» **GIVEN INFORMATION**:

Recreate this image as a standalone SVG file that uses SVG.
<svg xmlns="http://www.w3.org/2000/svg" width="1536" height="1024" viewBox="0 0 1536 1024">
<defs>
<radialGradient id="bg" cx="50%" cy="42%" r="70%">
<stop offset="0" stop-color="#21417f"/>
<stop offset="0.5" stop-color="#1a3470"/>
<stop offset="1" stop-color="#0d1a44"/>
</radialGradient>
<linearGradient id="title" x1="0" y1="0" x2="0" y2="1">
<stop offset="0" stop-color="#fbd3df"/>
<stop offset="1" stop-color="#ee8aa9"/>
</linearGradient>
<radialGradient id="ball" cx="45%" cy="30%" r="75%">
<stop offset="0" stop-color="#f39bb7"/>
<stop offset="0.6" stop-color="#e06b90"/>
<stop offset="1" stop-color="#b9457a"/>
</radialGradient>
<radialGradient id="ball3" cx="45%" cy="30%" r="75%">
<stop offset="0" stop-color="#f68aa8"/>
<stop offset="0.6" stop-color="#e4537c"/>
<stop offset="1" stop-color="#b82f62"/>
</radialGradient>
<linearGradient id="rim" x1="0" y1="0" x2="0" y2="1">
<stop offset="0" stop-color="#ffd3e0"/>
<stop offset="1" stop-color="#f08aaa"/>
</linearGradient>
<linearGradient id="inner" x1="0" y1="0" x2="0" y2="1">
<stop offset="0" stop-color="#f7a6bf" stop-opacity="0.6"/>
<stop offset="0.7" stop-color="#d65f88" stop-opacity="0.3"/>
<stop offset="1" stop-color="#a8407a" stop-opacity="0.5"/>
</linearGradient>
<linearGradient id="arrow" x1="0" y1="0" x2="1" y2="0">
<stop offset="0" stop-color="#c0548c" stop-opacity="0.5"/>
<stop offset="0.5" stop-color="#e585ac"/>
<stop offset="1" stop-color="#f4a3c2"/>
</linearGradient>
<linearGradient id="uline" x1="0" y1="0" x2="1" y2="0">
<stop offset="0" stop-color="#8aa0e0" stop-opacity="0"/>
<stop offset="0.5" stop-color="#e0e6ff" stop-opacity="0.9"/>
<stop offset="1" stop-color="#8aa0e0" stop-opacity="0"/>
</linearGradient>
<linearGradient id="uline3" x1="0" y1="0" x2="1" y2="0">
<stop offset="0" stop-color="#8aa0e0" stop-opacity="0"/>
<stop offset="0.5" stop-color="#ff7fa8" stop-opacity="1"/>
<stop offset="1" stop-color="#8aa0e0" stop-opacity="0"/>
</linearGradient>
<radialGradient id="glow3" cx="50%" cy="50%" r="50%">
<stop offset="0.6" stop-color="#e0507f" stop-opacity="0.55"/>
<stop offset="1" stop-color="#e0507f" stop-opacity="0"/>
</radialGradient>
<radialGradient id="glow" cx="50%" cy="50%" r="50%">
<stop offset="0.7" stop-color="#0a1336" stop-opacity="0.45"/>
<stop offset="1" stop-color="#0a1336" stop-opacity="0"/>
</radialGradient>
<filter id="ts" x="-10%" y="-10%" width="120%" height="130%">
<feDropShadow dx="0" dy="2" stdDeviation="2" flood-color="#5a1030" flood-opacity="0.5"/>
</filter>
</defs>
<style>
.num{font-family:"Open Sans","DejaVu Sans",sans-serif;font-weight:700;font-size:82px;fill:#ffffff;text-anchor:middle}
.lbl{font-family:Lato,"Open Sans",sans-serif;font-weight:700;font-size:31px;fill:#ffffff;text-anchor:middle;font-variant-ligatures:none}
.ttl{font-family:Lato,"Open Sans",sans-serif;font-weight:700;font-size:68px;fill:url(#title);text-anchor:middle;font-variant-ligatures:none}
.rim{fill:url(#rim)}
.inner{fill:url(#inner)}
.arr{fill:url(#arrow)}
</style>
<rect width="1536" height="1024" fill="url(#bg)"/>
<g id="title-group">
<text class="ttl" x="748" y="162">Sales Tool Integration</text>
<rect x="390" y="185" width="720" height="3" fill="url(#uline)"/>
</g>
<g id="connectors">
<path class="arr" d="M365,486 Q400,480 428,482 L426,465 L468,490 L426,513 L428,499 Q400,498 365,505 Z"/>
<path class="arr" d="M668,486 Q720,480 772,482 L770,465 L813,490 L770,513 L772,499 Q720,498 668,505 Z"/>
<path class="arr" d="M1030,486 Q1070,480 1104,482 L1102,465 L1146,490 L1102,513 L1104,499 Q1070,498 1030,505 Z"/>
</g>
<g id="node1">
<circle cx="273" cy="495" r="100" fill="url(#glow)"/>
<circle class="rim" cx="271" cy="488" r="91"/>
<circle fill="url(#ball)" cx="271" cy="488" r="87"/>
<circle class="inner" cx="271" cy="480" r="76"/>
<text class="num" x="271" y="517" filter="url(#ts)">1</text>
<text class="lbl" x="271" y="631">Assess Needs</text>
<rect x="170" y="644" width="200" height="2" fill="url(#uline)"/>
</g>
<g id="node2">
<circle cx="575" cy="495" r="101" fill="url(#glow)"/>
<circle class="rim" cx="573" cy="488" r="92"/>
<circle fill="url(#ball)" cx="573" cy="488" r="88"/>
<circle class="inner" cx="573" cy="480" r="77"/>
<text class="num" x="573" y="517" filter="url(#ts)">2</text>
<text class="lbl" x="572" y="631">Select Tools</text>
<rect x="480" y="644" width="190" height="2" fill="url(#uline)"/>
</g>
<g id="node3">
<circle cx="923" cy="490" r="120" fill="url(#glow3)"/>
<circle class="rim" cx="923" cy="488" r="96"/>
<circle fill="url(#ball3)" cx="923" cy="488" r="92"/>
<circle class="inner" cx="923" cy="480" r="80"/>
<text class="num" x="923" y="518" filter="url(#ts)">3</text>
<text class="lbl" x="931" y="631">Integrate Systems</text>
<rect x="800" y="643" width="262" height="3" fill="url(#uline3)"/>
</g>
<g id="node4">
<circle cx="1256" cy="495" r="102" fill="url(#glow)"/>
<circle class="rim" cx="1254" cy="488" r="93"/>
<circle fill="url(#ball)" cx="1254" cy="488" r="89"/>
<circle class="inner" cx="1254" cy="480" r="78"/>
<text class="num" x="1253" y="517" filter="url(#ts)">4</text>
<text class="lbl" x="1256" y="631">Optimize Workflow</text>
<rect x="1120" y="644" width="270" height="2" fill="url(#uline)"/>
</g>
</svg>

» **STATED PROBLEM**:
Nothing should be left out: repeat all of the data exactly.

» **FULL SOLUTION**:
Recreate this image as a standalone SVG file that uses SVG.
<svg xmlns="http://www.w3.org/2000/svg" width="1536" height="1024" viewBox="0 0 1536 1024">
<defs>
<radialGradient id="bg" cx="50%" cy="42%" r="70%">
<stop offset="0" stop-color="#21417f"/>
<stop offset="0.5" stop-color="#1a3470"/>
<stop offset="1" stop-color="#0d1a44"/>
</radialGradient>
<linearGradient id="title" x1="0" y1="0" x2="0" y2="1">
<stop offset="0" stop-color="#fbd3df"/>
<stop offset="1" stop-color="#ee8aa9"/>
</linearGradient>
<radialGradient id="ball" cx="45%" cy="30%" r="75%">
<stop offset="0" stop-color="#f39bb7"/>
<stop offset="0.6" stop-color="#e06b90"/>
<stop offset="1" stop-color="#b9457a"/>
</radialGradient>
<radialGradient id="ball3" cx="45%" cy="30%" r="75%">
<stop offset="0" stop-color="#f68aa8"/>
<stop offset="0.6" stop-color="#e4537c"/>
<stop offset="1" stop-color="#b82f62"/>
</radialGradient>
<linearGradient id="rim" x1="0" y1="0" x2="0" y2="1">
<stop offset="0" stop-color="#ffd3e0"/>
<stop offset="1" stop-color="#f08aaa"/>
</linearGradient>
<linearGradient id="inner" x1="0" y1="0" x2="0" y2="1">
<stop offset="0" stop-color="#f7a6bf" stop-opacity="0.6"/>
<stop offset="0.7" stop-color="#d65f88" stop-opacity="0.3"/>
<stop offset="1" stop-color="#a8407a" stop-opacity="0.5"/>
</linearGradient>
<linearGradient id="arrow" x1="0" y1="0" x2="1" y2="0">
<stop offset="0" stop-color="#c0548c" stop-opacity="0.5"/>
<stop offset="0.5" stop-color="#e585ac"/>
<stop offset="1" stop-color="#f4a3c2"/>
</linearGradient>
<linearGradient id="uline" x1="0" y1="0" x2="1" y2="0">
<stop offset="0" stop-color="#8aa0e0" stop-opacity="0"/>
<stop offset="0.5" stop-color="#e0e6ff" stop-opacity="0.9"/>
<stop offset="1" stop-color="#8aa0e0" stop-opacity="0"/>
</linearGradient>
<linearGradient id="uline3" x1="0" y1="0" x2="1" y2="0">
<stop offset="0" stop-color="#8aa0e0" stop-opacity="0"/>
<stop offset="0.5" stop-color="#ff7fa8" stop-opacity="1"/>
<stop offset="1" stop-color="#8aa0e0" stop-opacity="0"/>
</linearGradient>
<radialGradient id="glow3" cx="50%" cy="50%" r="50%">
<stop offset="0.6" stop-color="#e0507f" stop-opacity="0.55"/>
<stop offset="1" stop-color="#e0507f" stop-opacity="0"/>
</radialGradient>
<radialGradient id="glow" cx="50%" cy="50%" r="50%">
<stop offset="0.7" stop-color="#0a1336" stop-opacity="0.45"/>
<stop offset="1" stop-color="#0a1336" stop-opacity="0"/>
</radialGradient>
<filter id="ts" x="-10%" y="-10%" width="120%" height="130%">
<feDropShadow dx="0" dy="2" stdDeviation="2" flood-color="#5a1030" flood-opacity="0.5"/>
</filter>
</defs>
<style>
.num{font-family:"Open Sans","DejaVu Sans",sans-serif;font-weight:700;font-size:82px;fill:#ffffff;text-anchor:middle}
.lbl{font-family:Lato,"Open Sans",sans-serif;font-weight:700;font-size:31px;fill:#ffffff;text-anchor:middle;font-variant-ligatures:none}
.ttl{font-family:Lato,"Open Sans",sans-serif;font-weight:700;font-size:68px;fill:url(#title);text-anchor:middle;font-variant-ligatures:none}
.rim{fill:url(#rim)}
.inner{fill:url(#inner)}
.arr{fill:url(#arrow)}
</style>
<rect width="1536" height="1024" fill="url(#bg)"/>
<g id="title-group">
<text class="ttl" x="748" y="162">Sales Tool Integration</text>
<rect x="390" y="185" width="720" height="3" fill="url(#uline)"/>
</g>
<g id="connectors">
<path class="arr" d="M365,486 Q400,480 428,482 L426,465 L468,490 L426,513 L428,499 Q400,498 365,505 Z"/>
<path class="arr" d="M668,486 Q720,480 772,482 L770,465 L813,490 L770,513 L772,499 Q720,498 668,505 Z"/>
<path class="arr" d="M1030,486 Q1070,480 1104,482 L1102,465 L1146,490 L1102,513 L1104,499 Q1070,498 1030,505 Z"/>
</g>
<g id="node1">
<circle cx="273" cy="495" r="100" fill="url(#glow)"/>
<circle class="rim" cx="271" cy="488" r="91"/>
<circle fill="url(#ball)" cx="271" cy="488" r="87"/>
<circle class="inner" cx="271" cy="480" r="76"/>
<text class="num" x="271" y="517" filter="url(#ts)">1</text>
<text class="lbl" x="271" y="631">Assess Needs</text>
<rect x="170" y="644" width="200" height="2" fill="url(#uline)"/>
</g>
<g id="node2">
<circle cx="575" cy="495" r="101" fill="url(#glow)"/>
<circle class="rim" cx="573" cy="488" r="92"/>
<circle fill="url(#ball)" cx="573" cy="488" r="88"/>
<circle class="inner" cx="573" cy="480" r="77"/>
<text class="num" x="573" y="517" filter="url(#ts)">2</text>
<text class="lbl" x="572" y="631">Select Tools</text>
<rect x="480" y="644" width="190" height="2" fill="url(#uline)"/>
</g>
<g id="node3">
<circle cx="923" cy="490" r="120" fill="url(#glow3)"/>
<circle class="rim" cx="923" cy="488" r="96"/>
<circle fill="url(#ball3)" cx="923" cy="488" r="92"/>
<circle class="inner" cx="923" cy="480" r="80"/>
<text class="num" x="923" y="518" filter="url(#ts)">3</text>
<text class="lbl" x="931" y="631">Integrate Systems</text>
<rect x="800" y="643" width="262" height="3" fill="url(#uline3)"/>
</g>
<g id="node4">
<circle cx="1256" cy="495" r="102" fill="url(#glow)"/>
<circle class="rim" cx="1254" cy="488" r="93"/>
<circle fill="url(#ball)" cx="1254" cy="488" r="89"/>
<circle class="inner" cx="1254" cy="480" r="78"/>
<text class="num" x="1253" y="517" filter="url(#ts)">4</text>
<text class="lbl" x="1256" y="631">Optimize Workflow</text>
<rect x="1120" y="644" width="270" height="2" fill="url(#uline)"/>
</g>
</svg>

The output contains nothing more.